• _Set task_
Quote verbatim the span of lines that begins the listing below and closes with the line containing "from matplotlib.colors import".
_ _ _
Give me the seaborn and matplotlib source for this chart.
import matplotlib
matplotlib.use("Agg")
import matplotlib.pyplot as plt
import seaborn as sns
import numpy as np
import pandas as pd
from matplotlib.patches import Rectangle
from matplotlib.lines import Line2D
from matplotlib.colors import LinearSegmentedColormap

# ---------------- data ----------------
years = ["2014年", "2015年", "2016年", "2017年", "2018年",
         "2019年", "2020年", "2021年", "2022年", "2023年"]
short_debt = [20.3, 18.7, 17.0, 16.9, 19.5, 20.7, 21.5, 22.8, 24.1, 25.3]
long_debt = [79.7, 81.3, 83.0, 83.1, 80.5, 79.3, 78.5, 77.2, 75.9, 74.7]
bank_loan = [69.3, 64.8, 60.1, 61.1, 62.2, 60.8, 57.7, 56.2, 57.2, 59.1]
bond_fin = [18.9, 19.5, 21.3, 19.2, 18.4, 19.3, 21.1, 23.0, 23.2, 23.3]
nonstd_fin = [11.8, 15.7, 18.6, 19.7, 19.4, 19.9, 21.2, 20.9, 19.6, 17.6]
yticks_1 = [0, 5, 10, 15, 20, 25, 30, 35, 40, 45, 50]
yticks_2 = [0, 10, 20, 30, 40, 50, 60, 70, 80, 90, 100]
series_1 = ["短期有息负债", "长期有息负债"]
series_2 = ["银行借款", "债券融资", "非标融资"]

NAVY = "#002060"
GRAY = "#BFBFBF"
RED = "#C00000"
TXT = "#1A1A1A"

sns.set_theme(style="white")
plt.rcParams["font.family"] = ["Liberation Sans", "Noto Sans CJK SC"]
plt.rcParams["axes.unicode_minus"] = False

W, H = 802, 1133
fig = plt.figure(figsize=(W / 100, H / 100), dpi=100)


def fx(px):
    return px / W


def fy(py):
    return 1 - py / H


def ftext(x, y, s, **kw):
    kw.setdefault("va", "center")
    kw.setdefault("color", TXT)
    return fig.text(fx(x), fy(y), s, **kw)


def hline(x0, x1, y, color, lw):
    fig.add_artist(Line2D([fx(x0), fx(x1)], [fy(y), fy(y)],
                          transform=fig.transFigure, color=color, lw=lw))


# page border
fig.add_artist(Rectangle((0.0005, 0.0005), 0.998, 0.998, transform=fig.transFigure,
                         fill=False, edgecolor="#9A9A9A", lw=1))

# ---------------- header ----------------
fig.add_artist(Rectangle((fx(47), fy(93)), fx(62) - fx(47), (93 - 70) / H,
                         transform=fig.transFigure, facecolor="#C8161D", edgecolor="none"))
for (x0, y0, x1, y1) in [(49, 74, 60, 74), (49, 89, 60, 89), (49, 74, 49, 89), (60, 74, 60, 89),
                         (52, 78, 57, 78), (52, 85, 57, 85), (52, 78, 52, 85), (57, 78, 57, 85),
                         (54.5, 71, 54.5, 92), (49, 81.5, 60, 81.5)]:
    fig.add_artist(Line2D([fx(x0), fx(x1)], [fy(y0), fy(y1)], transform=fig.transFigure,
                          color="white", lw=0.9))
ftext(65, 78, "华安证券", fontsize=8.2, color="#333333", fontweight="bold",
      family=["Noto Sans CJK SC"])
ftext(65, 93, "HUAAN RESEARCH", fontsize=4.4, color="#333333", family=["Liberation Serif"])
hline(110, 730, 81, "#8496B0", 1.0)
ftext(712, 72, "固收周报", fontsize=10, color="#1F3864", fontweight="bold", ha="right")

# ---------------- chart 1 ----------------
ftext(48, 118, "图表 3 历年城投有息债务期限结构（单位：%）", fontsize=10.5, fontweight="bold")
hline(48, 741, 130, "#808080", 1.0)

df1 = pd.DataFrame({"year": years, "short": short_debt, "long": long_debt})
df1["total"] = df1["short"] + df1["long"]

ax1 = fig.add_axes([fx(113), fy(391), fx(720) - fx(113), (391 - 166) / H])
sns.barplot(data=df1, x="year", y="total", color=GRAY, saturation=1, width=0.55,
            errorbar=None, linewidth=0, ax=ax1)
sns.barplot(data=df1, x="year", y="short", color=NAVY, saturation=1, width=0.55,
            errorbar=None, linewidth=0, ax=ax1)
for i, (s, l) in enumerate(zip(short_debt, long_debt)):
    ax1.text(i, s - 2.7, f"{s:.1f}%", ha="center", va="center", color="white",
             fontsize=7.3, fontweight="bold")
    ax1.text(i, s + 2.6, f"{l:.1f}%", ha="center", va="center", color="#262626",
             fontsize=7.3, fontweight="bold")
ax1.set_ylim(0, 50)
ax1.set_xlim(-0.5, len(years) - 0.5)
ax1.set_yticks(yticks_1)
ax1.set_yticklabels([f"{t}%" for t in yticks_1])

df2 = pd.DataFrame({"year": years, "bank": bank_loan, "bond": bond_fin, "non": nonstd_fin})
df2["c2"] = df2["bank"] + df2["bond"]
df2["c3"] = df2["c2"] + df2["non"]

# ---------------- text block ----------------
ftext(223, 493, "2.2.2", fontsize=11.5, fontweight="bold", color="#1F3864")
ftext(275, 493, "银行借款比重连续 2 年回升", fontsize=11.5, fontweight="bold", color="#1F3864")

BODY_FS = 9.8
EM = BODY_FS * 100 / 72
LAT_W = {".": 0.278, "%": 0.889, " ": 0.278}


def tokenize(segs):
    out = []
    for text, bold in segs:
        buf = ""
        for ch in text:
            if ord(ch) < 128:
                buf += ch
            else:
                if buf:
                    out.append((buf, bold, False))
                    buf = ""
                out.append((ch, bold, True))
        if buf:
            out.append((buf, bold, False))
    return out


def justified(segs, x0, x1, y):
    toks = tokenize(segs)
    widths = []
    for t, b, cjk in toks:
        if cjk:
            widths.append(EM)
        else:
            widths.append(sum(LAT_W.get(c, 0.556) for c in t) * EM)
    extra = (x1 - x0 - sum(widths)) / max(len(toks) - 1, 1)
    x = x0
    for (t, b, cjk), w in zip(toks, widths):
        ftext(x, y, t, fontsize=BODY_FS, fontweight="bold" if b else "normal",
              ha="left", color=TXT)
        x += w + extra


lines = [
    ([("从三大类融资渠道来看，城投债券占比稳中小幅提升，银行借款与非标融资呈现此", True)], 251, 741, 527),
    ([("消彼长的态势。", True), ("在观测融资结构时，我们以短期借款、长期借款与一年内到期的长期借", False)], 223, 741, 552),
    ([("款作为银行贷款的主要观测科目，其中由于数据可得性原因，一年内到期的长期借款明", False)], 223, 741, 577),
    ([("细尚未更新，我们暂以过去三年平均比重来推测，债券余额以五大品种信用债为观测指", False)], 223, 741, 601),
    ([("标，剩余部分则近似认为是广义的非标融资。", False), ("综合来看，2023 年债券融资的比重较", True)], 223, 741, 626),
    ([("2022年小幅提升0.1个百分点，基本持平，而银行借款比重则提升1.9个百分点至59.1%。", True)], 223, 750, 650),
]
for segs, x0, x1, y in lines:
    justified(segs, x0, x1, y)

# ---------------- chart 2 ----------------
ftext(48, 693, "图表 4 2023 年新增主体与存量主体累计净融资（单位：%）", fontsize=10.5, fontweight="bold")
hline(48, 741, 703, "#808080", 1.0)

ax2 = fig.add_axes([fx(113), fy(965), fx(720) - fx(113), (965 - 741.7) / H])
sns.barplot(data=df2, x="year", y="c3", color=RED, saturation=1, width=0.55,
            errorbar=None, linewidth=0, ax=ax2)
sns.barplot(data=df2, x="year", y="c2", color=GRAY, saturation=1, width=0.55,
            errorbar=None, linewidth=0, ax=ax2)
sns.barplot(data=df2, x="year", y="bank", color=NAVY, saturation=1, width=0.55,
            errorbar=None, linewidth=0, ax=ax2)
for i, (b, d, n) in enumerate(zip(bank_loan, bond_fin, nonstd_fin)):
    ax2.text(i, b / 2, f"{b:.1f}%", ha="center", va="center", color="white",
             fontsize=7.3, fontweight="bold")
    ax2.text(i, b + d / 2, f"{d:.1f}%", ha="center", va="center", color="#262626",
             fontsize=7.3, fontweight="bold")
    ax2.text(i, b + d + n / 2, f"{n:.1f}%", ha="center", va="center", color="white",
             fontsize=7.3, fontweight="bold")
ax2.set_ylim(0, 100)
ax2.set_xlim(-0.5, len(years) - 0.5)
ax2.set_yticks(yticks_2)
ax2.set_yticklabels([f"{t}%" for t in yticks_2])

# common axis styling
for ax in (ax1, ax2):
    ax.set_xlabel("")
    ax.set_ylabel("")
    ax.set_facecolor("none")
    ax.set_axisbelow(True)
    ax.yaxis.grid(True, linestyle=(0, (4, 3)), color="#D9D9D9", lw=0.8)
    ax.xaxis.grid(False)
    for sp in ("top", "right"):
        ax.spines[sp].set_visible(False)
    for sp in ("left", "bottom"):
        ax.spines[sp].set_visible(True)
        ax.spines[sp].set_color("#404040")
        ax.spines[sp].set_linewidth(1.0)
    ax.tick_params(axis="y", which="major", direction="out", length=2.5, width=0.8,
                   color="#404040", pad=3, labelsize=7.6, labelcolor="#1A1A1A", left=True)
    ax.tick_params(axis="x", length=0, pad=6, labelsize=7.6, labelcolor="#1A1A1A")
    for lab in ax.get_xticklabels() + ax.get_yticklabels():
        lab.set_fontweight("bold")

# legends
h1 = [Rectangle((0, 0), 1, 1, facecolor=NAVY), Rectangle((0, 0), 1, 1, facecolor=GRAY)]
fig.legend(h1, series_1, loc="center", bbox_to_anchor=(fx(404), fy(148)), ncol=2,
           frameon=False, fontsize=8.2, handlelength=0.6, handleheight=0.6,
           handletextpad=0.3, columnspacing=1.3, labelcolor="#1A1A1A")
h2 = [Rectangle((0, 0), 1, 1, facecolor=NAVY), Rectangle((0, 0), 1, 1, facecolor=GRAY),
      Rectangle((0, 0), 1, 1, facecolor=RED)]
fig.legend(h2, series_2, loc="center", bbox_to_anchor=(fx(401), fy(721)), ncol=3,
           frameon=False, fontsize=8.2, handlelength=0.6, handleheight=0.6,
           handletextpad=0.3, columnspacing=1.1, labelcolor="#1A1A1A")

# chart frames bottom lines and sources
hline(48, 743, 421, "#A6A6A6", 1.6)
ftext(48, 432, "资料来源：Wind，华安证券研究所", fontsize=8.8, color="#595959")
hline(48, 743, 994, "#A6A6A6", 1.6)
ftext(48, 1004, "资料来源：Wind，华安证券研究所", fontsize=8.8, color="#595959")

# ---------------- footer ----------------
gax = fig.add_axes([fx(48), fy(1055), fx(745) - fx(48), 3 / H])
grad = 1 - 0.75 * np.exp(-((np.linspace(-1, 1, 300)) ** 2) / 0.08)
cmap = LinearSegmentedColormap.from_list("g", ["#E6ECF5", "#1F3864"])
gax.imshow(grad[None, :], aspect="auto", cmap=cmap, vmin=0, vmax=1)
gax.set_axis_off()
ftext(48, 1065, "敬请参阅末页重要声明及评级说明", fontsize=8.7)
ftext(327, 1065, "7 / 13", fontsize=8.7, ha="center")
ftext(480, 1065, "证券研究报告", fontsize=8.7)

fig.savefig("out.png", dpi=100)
_ _ _
• _Solved problem_
Give me the seaborn and matplotlib source for this chart.
import matplotlib
matplotlib.use("Agg")
import matplotlib.pyplot as plt
import seaborn as sns
import numpy as np
import pandas as pd
from matplotlib.patches import Rectangle
from matplotlib.lines import Line2D
from matplotlib.colors import LinearSegmentedColormap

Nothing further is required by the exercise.